__REQUIRED TASK__: Each line in the material below, starting at the one with "Emit a Python" and ending at the one with "import seaborn as sns", is to be reproduced exactly; no picture is to be copied.
** Start LISTED ENTRIES **
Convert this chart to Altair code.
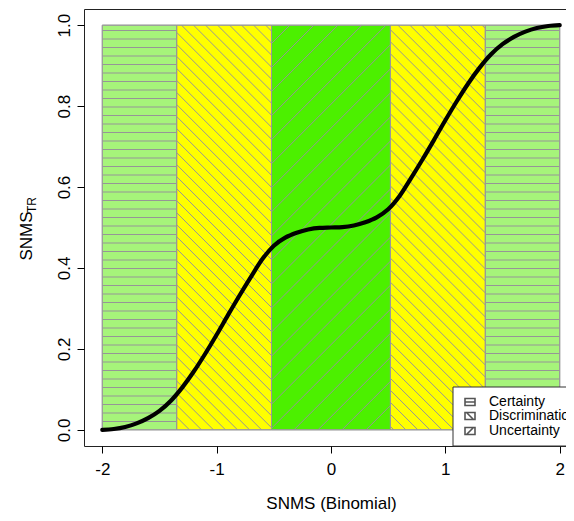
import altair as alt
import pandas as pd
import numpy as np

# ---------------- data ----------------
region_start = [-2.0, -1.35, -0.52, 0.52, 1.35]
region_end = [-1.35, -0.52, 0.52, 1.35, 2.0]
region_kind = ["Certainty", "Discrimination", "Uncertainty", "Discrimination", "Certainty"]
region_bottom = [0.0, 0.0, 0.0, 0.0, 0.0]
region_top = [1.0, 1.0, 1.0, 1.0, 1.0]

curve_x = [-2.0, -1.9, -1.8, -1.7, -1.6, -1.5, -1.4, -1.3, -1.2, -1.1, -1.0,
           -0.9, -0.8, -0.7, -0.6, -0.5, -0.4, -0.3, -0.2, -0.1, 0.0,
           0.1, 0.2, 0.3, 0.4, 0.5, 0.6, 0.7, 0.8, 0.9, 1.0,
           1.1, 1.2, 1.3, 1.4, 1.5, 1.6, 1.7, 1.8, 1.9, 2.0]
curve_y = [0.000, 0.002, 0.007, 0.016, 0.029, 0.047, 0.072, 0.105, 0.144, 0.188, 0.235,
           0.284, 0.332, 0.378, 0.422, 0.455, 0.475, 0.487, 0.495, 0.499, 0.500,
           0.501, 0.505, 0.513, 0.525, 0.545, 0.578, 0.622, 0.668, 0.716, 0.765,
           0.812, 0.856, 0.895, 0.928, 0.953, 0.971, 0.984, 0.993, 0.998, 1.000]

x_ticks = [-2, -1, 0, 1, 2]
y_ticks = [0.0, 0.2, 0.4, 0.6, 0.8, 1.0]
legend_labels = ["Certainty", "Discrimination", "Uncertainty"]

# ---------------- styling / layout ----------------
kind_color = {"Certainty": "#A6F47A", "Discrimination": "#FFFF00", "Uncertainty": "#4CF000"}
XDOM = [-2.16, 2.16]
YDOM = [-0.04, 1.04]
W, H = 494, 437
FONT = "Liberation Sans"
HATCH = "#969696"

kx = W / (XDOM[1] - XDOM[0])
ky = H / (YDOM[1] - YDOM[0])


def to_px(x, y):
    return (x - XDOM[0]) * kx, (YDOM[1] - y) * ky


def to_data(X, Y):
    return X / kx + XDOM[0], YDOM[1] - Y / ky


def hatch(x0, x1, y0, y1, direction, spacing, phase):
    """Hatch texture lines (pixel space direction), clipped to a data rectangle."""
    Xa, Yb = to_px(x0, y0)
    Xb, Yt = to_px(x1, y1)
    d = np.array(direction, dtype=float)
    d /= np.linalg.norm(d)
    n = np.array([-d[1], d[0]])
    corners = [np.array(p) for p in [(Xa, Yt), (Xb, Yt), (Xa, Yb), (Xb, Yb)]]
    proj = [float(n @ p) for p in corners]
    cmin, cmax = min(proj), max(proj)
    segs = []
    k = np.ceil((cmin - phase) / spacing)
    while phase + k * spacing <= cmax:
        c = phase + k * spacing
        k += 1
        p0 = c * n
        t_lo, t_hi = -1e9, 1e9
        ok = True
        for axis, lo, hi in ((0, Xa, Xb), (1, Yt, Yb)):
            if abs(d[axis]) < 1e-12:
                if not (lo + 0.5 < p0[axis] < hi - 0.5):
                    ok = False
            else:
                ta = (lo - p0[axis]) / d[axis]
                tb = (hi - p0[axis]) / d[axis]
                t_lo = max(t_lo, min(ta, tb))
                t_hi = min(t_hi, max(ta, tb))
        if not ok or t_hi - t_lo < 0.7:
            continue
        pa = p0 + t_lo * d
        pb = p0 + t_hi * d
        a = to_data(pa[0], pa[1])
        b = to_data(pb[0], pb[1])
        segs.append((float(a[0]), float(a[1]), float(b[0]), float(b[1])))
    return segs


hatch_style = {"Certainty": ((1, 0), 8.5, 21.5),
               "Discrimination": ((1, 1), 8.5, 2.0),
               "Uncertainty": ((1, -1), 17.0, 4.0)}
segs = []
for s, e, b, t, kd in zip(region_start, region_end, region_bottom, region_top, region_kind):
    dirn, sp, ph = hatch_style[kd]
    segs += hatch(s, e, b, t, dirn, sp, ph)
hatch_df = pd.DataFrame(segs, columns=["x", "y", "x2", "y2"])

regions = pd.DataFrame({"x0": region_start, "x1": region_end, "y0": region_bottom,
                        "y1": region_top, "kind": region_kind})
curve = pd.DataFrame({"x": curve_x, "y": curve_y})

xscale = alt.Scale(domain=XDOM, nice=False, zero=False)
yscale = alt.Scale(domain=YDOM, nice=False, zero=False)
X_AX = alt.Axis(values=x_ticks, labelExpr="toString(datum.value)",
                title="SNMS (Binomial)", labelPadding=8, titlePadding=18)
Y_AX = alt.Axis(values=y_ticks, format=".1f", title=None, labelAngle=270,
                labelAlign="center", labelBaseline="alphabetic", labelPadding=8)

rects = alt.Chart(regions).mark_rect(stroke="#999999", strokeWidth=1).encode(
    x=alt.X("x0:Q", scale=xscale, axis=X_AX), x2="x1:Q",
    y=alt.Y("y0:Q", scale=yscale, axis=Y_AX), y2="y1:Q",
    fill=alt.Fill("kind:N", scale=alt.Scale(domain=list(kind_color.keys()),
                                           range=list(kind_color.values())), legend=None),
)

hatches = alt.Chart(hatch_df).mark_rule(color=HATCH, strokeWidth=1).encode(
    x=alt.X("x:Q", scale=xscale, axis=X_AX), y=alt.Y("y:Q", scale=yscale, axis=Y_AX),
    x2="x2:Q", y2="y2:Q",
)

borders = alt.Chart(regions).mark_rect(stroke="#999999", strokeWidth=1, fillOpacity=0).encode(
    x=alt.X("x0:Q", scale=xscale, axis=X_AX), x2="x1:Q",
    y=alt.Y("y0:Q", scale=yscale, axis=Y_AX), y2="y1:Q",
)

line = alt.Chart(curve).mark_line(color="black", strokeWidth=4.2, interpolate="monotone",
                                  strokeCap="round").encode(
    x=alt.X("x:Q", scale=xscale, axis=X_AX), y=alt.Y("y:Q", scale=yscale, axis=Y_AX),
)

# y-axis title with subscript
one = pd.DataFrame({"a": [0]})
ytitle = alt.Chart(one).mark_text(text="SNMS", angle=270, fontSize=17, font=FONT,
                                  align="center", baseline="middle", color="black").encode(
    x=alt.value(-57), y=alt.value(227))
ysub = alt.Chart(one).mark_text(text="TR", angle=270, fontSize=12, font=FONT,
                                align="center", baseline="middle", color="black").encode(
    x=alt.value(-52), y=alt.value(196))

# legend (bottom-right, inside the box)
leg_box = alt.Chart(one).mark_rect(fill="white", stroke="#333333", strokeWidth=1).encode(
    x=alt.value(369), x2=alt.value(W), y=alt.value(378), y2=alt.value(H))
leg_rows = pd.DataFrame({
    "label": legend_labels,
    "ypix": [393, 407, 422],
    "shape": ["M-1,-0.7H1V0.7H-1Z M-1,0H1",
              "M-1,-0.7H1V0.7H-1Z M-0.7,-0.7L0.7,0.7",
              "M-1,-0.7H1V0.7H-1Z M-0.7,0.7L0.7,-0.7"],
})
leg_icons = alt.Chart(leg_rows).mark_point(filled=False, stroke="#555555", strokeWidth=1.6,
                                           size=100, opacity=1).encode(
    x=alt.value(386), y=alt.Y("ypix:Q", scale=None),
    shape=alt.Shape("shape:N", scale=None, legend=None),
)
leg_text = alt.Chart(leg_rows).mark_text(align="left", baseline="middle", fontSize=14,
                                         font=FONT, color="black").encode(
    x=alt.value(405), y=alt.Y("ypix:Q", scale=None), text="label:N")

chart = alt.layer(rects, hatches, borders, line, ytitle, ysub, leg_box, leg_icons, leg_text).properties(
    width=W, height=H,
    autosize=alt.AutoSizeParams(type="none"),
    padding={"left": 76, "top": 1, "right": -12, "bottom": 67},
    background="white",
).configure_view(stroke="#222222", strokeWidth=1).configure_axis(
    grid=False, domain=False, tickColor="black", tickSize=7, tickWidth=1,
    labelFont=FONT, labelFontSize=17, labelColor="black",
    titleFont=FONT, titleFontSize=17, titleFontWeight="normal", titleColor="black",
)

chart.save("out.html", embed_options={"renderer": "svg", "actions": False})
** End LISTED ENTRIES **
** Start LISTED ENTRIES **
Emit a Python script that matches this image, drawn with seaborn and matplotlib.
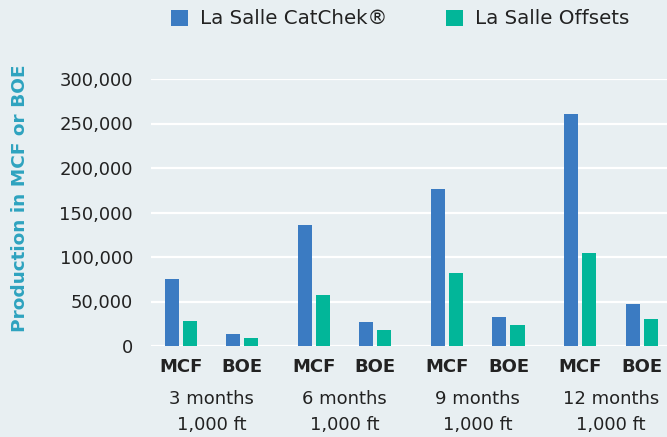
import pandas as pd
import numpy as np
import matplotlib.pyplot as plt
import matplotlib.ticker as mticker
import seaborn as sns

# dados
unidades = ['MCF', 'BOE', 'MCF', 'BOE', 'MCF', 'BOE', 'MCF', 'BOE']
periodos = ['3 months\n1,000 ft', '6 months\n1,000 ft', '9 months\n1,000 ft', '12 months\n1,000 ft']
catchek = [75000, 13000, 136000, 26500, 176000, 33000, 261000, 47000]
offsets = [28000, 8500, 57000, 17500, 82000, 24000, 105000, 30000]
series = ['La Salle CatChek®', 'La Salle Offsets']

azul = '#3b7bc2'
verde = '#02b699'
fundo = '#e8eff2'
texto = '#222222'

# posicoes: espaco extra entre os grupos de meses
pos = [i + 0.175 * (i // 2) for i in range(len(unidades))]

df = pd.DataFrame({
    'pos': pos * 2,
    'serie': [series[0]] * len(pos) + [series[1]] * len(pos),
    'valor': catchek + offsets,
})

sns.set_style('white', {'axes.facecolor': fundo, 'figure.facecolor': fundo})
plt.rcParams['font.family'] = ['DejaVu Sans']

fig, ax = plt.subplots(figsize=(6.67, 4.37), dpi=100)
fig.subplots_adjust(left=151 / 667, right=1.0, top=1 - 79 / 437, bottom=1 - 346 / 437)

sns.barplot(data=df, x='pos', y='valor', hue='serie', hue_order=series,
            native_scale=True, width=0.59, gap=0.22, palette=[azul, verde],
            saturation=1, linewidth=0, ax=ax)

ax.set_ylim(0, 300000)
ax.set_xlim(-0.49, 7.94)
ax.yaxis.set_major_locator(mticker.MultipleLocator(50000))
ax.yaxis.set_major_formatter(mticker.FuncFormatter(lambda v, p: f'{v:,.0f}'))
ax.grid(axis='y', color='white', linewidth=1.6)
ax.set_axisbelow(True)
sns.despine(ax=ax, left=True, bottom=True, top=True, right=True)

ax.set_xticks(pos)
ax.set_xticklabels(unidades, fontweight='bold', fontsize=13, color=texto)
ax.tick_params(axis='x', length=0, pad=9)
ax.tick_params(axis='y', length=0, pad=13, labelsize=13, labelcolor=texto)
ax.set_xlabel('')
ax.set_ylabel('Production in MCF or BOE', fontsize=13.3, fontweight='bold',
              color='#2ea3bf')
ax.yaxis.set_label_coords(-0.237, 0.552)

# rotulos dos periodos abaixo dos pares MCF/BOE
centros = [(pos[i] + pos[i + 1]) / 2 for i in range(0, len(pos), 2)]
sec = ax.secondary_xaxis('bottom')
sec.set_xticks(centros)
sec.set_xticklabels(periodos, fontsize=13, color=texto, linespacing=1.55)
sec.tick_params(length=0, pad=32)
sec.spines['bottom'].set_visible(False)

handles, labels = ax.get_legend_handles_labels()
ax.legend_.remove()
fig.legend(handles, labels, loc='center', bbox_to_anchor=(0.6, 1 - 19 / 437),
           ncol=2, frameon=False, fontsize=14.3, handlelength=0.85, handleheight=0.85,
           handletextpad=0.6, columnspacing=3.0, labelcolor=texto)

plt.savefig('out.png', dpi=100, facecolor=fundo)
** End LISTED ENTRIES **
__EXERCISE SOLUTION__:
Emit a Python script that matches this image, drawn with seaborn and matplotlib.
import pandas as pd
import numpy as np
import matplotlib.pyplot as plt
import matplotlib.ticker as mticker
import seaborn as sns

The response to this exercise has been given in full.